An already formidable number of Socialists and Yugoslav Left officials now openly doubt that Milosevic and his wife will be able to stay in politics, supporting claims that the political divorce between the Socialists and the Yugoslav Left came too late. Socialists in Nis were the first to call on Slobodan Milosevic to resign as party leader and retire from politics, for the party's sake. They also objected to his stubborn refusal to acknowledge Vojislav Kostunica's victory in presidential elections that almost plunged the country into civil war. The two Nis chapter leaders who dared advise Milosevic to turn the party's wheel over to someone else, were sacked the following day, in the party leadership's first reaction since the recent dramatic events. The expulsion of the two Nis Socialist officials, who were blasted as being responsible for the party's worst electoral results in Nis ever, did not seemingly have a great impact on the rank and file. A day or two later, a similar demand echoed from Sabac. Miloje Mihajlovic, a prominent Krusevac Socialist, also was quoted as saying that "I hope that Slobodan Milosevic will resign soon."

The first senior party official to leave the party was Gorica Gajevic, long-time secretary general. The prevailing view within the party is that Gajevic resigned to avoid being sacked. Immediately after the elections, Gajevic blamed under-qualified officials in municipal chapters for the defeat. Two days later, at the party's first post-election meeting, Gajevic was heavily criticized, forcing her to apologize to the same people she had reproached. Before the elections, Gajevic was rated as one of the party's most unpopular officials. She held a leading position, little could be undertaken without her signature or approval. She was among those entrusted with bringing Milosevic only the good news. In the meantime, Zoran Andjelkovic, formerly in charge of Kosovo Serb-related issues, replaced her.

Serbian President Milan Milutinovic was elected as the party's new vice-president. Many believe that Milutinovic will lead the party in the following weeks and attempt to organize a "congress of salvation," or maybe even prepare the way for Milosevic's retirement. If Slobodan Milosevic, seeing the blatant lack of respect with which even the common party member speaks of him, decides to retire, this will certainly trigger a battle for succession. Former Yugoslav president Zoran Lilic, has recently shown an ambition "to help revive the party." In an interview with the NIN weekly, Lilic demanded that Milosevic resign and allow the Socialist party to save itself, but also directly accused Milan Milutinovic of passively watching the situation in the country even though he had in his hands many instruments that could have prevented the recent crisis.

Many took this as a sign that the battle for Milosevic's succession has begun. Lilic is more likely to win any contest between Milutinovic and himself, at least when the party rank and file is concerned. One of his greatest advantages is that he resigned from all positions in the party before the election, clearly proclaiming his discontent with the influence that the Yugoslav Left had on the Socialists. Many within the party claim that, after resigning, Lilic had gone to see Milosevic, telling him to his face all to which he objected. If Milosevic decides to leave politics, this could help Lilic a lot.

Of course, it should not be ruled out that the party, which saw itself snugly in power in the new millennium, could split up.
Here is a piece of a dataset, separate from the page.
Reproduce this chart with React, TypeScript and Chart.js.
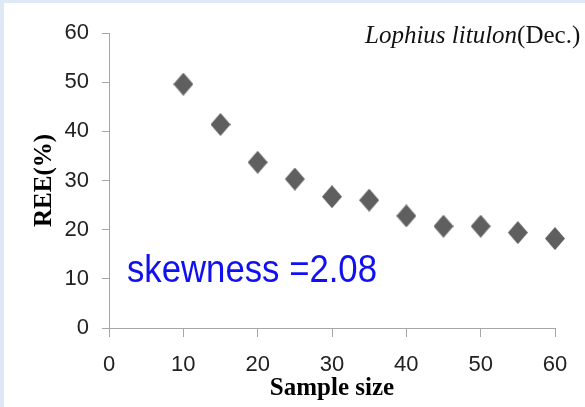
import React, { useEffect, useRef } from 'react';
import { Chart, registerables } from 'chart.js';

Chart.register(...registerables);

const sampleSizes = [10, 15, 20, 25, 30, 35, 40, 45, 50, 55, 60];
const reeValues = [49.6, 41.4, 33.7, 30.3, 26.7, 26.0, 22.8, 20.7, 20.7, 19.4, 18.2];
const xTicks = [0, 10, 20, 30, 40, 50, 60];
const yTicks = [0, 10, 20, 30, 40, 50, 60];
const titleItalic = 'Lophius litulon';
const titleRegular = '(Dec.)';
const annotationText = 'skewness =2.08';
const xTitle = 'Sample size';
const yTitle = 'REE(%)';

function makeDiamond(w: number, h: number, color: string) {
  const c = document.createElement('canvas');
  c.width = w;
  c.height = h;
  const ctx = c.getContext('2d')!;
  ctx.fillStyle = color;
  ctx.beginPath();
  ctx.moveTo(w / 2, 0);
  ctx.lineTo(w, h / 2);
  ctx.lineTo(w / 2, h);
  ctx.lineTo(0, h / 2);
  ctx.closePath();
  ctx.fill();
  return c;
}

const textPlugin = {
  id: 'texts',
  afterDraw(chart: any) {
    const ctx = chart.ctx;
    ctx.save();
    ctx.textBaseline = 'alphabetic';
    ctx.textAlign = 'left';
    ctx.fillStyle = '#111';
    ctx.font = 'italic 25px "Liberation Serif"';
    let x = 361;
    ctx.fillText(titleItalic, x, 40);
    x += ctx.measureText(titleItalic).width;
    ctx.font = '25px "Liberation Serif"';
    ctx.fillText(titleRegular, x, 40);
    ctx.font = '39px "Liberation Sans"';
    ctx.fillStyle = '#1010f0';
    ctx.fillText(annotationText, 123, 279, 250);
    ctx.restore();
  },
};

export default function App() {
  const ref = useRef<HTMLCanvasElement>(null);
  useEffect(() => {
    const diamond = makeDiamond(20, 23, '#5f5f5f');
    const axisColor = '#a6a6a6';
    const chart = new Chart(ref.current!, {
      type: 'scatter',
      data: {
        datasets: [
          {
            data: sampleSizes.map((s, i) => ({ x: s, y: reeValues[i] })),
            pointStyle: diamond as any,
            pointRadius: 10,
            backgroundColor: '#5f5f5f',
            borderColor: '#5f5f5f',
            clip: false as any,
          },
        ],
      },
      options: {
        animation: false,
        responsive: false,
        maintainAspectRatio: false,
        layout: { padding: { top: 30, right: 30, left: 0, bottom: 0 } },
        plugins: { legend: { display: false }, tooltip: { enabled: false } },
        scales: {
          x: {
            type: 'linear',
            min: 0,
            max: 60,
            afterFit(s: any) { s.height = 79; },
            afterBuildTicks(s: any) { s.ticks = xTicks.map((v) => ({ value: v })); },
            grid: { drawOnChartArea: false, tickLength: 9, color: axisColor },
            border: { color: axisColor },
            ticks: { font: { family: 'Liberation Sans', size: 22 }, color: '#222', padding: 15, maxRotation: 0 },
            title: {
              display: true,
              text: xTitle,
              color: '#000',
              font: { family: 'Liberation Serif', size: 25, weight: 'bold' },
              padding: { top: 0, bottom: 3 },
            },
          },
          y: {
            type: 'linear',
            min: 0,
            max: 60,
            afterFit(s: any) { s.width = 105; },
            afterBuildTicks(s: any) { s.ticks = yTicks.map((v) => ({ value: v })); },
            grid: { drawOnChartArea: false, tickLength: 7, color: axisColor },
            border: { color: axisColor },
            ticks: { font: { family: 'Liberation Sans', size: 22 }, color: '#222', padding: 13 },
            title: {
              display: true,
              text: yTitle,
              color: '#000',
              font: { family: 'Liberation Serif', size: 25, weight: 'bold' },
              padding: { top: 26, bottom: 0 },
            },
          },
        },
      },
      plugins: [textPlugin],
    });
    return () => chart.destroy();
  }, []);
  return (
    <div style={{ position: 'fixed', left: 0, top: 0, width: 585, height: 407, background: '#dfe9f5' }}>
      <div style={{ position: 'absolute', left: 4, top: 3, width: 581, height: 404, background: '#fff' }}>
        <canvas ref={ref} width={581} height={404} style={{ display: 'block' }} />
      </div>
    </div>
  );
}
Some people see Milorad Vucelic as the party's new leader. They claim that he could bring a European image to the staggering party, maybe even a new name such as, "Eurocenter Left." Currently there appear to be at least three factions in the party: the defeated hardline core that believes that Milosevic still has much to offer in politics, the moderates, who endorse cooperation with the Democratic Opposition of Serbia and insist that the party return to its "roots," and lastly, those who believe that the party should start anew with a fresh leadership.

However, the people in the party that are currently negotiating with the DOS (or more precisely, avoiding negotiations) on the makeup of the government are the ones most likely to decide the party's fate; not those who will lead the party in the future. It is not difficult to see that early elections for the legislature, unofficially set for Dec. 24, are unfavorable for the Socialists and Radicals. Serbian Radical Party leader Vojislav Seselj says this openly, emphasizing that December elections are still early for his party. Even though later elections would be like a referee protracting the count for a groggy boxer in the ring for the Radicals, the Socialists are not rejecting early elections (not publicly, at least) for practical reasons, but instead speak of a lack of legal grounds. They are buying time and waiting for the first cracks to appear in the DOS. DOS leaders are proposing an expert government to bridge the pre-election period and the joint handling of four of the most important ministries: the interior, finance, justice and information ministries. The Socialists basically have nothing against this or the idea of Milomir Minic, one of their own, heading the provisional government. Despite this, the Socialists have not taken a clear stance on what they will do: some want to negotiate on the new government, realizing that they have almost no power left, while others want to attempt to "ruin the game for the opponent," create chaos and indefinitely stall the DOS's initiatives. Advocates of the latter believe, it seems, that they might be able turn the tables and return things to the way they were by making use of the current chaotic situation, in which it is not clear who controls the police.

DOS leaders have said that the time for forming new federal and republic governments is running out. If the Socialists do not hurry (the Radicals have obviously distanced themselves from the talks), the DOS says it will call the people back onto the streets, thus directly refuting claims by the more radical public that half-baked revolutions are usually not very successful. It seems that the final deadline for an agreement is Oct. 14, when a soccer match between Belgrade's Red Star and Partisan will be held. It is difficult to believe that even the hardliners in the Socialist party will want to face "crisis committees" made up of soccer fans who reportedly entered the parliament building before the people from Cacak.